AIM OF THE TASK: Tally the lines in the data that follows that include the word "page", and report nothing but the total.
§ §
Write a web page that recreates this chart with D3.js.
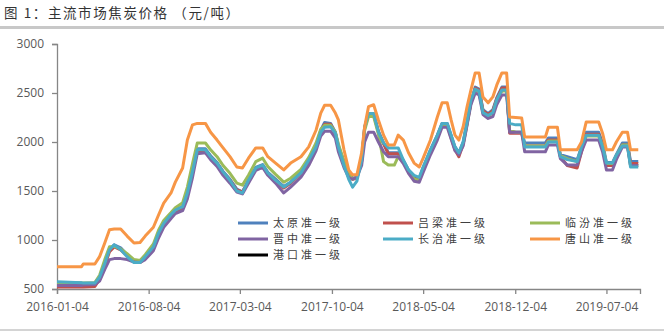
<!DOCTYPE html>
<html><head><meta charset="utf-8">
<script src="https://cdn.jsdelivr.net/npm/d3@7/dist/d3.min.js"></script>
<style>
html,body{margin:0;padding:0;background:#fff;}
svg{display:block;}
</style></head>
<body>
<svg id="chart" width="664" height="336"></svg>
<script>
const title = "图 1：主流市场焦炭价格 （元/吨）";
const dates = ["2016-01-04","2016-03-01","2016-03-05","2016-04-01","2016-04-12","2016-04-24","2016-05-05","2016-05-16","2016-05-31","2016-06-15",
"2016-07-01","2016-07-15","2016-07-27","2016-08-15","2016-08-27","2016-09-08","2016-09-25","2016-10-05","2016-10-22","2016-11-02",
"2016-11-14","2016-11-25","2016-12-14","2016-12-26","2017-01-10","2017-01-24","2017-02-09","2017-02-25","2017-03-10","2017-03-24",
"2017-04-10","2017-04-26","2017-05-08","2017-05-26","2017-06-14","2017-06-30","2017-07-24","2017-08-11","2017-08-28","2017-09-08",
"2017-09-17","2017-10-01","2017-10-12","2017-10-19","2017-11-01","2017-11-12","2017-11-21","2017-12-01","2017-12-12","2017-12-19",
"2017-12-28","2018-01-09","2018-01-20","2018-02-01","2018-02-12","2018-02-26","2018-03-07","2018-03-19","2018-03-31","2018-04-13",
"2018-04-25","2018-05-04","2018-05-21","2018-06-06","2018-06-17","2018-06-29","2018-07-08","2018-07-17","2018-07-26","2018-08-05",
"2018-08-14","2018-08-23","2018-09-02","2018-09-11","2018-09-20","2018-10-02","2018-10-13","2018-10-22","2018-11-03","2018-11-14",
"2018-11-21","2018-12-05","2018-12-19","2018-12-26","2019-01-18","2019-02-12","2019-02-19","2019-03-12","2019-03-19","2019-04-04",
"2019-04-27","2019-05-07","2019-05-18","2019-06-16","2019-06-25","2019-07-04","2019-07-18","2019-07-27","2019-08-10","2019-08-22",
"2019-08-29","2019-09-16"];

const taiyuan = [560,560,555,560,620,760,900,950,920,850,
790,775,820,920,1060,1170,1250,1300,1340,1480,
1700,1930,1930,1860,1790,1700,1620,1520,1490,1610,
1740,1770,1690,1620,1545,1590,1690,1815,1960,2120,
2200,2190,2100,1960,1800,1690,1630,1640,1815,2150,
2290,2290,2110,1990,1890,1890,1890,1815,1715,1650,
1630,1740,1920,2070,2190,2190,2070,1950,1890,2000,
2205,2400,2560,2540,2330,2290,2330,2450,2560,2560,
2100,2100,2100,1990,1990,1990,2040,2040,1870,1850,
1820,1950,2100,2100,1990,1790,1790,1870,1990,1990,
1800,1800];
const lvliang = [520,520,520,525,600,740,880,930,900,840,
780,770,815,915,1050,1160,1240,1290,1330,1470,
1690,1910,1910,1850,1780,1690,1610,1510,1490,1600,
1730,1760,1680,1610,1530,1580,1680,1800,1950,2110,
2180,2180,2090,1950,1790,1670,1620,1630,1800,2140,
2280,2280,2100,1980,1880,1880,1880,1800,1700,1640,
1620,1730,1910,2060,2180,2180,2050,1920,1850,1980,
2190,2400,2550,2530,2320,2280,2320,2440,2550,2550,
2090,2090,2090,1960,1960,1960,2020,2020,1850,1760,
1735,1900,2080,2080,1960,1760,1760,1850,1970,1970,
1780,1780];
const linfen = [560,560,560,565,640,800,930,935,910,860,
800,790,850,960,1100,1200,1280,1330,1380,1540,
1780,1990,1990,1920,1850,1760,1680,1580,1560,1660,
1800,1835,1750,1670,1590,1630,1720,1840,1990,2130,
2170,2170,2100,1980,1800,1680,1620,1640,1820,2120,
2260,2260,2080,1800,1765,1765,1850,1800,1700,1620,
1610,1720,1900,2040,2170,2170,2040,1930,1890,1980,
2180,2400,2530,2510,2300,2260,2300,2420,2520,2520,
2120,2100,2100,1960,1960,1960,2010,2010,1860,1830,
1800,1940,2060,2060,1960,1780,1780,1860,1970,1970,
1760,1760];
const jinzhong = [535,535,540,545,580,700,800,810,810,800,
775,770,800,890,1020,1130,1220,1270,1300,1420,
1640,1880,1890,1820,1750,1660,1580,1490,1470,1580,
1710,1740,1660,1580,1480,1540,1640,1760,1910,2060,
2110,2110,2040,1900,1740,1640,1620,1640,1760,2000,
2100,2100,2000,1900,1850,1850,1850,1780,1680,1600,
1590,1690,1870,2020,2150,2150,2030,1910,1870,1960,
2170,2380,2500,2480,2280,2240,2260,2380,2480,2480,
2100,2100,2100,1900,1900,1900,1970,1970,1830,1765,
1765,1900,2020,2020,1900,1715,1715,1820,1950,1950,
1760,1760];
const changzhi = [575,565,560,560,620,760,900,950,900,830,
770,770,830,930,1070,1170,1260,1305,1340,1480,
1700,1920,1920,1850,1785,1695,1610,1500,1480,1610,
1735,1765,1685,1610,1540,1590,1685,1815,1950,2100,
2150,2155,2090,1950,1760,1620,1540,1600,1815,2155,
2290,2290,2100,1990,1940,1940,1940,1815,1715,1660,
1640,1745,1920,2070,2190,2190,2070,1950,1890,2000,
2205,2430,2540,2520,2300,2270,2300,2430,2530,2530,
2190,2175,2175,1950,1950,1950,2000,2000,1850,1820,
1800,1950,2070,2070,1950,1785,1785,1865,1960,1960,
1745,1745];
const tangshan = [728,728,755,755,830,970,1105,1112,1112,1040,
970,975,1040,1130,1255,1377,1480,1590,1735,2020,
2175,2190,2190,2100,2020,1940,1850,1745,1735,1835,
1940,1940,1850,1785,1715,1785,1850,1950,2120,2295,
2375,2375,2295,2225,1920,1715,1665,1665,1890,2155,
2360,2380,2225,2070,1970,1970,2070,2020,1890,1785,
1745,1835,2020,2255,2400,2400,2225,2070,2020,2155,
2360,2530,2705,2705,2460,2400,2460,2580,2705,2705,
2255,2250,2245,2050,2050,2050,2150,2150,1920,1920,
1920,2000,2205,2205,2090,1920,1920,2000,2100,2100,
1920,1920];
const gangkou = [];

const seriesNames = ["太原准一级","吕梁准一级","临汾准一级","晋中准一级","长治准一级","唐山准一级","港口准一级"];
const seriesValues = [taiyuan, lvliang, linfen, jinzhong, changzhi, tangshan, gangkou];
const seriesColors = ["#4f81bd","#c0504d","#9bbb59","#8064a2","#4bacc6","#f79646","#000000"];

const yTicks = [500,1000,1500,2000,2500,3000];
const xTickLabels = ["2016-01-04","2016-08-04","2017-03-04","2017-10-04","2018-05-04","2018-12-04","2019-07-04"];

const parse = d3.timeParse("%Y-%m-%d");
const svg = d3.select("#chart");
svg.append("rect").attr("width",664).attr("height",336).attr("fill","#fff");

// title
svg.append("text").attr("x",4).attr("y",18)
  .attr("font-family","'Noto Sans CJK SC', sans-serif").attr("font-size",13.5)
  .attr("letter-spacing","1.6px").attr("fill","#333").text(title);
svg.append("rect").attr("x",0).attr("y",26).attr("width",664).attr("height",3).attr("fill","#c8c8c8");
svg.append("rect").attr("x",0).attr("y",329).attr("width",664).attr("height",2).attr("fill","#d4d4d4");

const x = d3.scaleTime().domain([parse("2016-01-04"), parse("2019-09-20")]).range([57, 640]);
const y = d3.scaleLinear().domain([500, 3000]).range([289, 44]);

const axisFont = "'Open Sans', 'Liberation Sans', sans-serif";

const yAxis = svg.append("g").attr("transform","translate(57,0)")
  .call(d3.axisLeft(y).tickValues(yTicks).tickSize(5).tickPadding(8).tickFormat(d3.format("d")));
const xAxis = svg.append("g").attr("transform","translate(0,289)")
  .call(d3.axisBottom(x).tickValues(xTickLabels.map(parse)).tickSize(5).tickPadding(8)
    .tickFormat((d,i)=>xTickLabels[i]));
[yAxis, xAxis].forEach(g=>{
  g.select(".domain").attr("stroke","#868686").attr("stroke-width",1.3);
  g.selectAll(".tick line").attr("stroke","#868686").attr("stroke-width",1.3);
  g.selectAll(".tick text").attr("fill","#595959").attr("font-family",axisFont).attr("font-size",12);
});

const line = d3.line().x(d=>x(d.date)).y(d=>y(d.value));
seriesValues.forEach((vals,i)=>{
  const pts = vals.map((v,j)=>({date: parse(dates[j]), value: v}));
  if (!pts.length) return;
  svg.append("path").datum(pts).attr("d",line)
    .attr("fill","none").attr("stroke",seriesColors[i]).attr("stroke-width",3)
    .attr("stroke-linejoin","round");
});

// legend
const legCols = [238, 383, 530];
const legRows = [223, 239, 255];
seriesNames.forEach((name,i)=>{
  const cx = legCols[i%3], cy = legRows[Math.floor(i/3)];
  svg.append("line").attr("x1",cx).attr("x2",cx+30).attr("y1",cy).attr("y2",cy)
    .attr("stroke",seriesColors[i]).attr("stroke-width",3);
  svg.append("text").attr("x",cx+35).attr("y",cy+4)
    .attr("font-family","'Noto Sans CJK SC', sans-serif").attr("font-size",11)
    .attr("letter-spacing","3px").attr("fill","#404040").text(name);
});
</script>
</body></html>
§ §
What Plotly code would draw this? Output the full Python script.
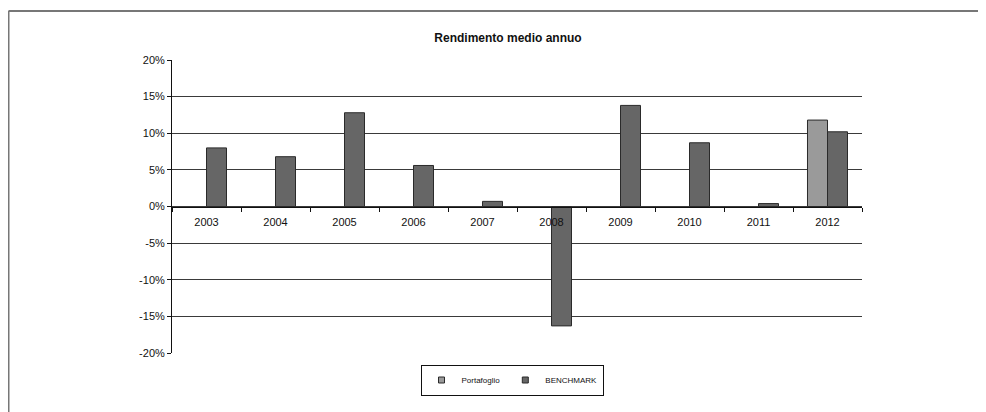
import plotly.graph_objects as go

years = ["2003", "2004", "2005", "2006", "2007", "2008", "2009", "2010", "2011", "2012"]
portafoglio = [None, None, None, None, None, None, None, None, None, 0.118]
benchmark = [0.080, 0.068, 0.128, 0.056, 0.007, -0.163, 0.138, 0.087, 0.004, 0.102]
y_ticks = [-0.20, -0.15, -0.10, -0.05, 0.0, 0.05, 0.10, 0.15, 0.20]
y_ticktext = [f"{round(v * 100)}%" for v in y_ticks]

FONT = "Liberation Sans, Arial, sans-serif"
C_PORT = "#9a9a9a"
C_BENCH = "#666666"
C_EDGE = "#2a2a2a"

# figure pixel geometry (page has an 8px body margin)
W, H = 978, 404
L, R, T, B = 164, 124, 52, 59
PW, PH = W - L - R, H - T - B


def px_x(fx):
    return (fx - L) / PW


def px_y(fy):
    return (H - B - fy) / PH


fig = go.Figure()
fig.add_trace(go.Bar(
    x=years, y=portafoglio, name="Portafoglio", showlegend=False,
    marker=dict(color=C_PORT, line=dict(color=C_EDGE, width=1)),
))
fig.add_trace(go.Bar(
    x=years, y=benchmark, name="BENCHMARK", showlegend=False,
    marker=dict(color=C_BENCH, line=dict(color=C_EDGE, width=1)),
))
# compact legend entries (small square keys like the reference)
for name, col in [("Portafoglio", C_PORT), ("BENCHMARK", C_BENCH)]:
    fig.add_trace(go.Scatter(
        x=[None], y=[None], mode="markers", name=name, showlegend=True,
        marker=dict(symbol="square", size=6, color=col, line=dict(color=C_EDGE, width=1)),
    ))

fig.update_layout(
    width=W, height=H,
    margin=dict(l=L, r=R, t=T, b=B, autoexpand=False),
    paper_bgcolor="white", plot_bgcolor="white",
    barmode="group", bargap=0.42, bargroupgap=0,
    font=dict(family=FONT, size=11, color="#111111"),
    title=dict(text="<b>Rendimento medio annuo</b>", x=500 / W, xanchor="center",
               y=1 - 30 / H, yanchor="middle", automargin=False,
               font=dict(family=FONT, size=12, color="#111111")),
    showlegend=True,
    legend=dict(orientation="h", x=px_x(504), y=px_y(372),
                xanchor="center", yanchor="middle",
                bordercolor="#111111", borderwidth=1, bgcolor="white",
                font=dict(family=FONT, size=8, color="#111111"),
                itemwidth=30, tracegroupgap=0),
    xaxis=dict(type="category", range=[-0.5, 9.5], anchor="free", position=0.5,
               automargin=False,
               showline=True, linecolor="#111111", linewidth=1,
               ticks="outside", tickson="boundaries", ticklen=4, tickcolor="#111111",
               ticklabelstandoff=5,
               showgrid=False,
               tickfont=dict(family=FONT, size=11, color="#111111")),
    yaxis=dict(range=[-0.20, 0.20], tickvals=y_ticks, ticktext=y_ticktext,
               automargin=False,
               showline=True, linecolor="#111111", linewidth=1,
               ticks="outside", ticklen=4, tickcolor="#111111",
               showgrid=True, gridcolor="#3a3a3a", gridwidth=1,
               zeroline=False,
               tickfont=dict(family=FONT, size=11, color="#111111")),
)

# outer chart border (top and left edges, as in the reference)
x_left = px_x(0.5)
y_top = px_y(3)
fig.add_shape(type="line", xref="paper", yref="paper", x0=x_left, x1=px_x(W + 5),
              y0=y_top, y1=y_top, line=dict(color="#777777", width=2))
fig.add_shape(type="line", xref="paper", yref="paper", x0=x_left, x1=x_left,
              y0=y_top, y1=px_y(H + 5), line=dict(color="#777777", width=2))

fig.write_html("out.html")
§ §
FINISHED TASK: 2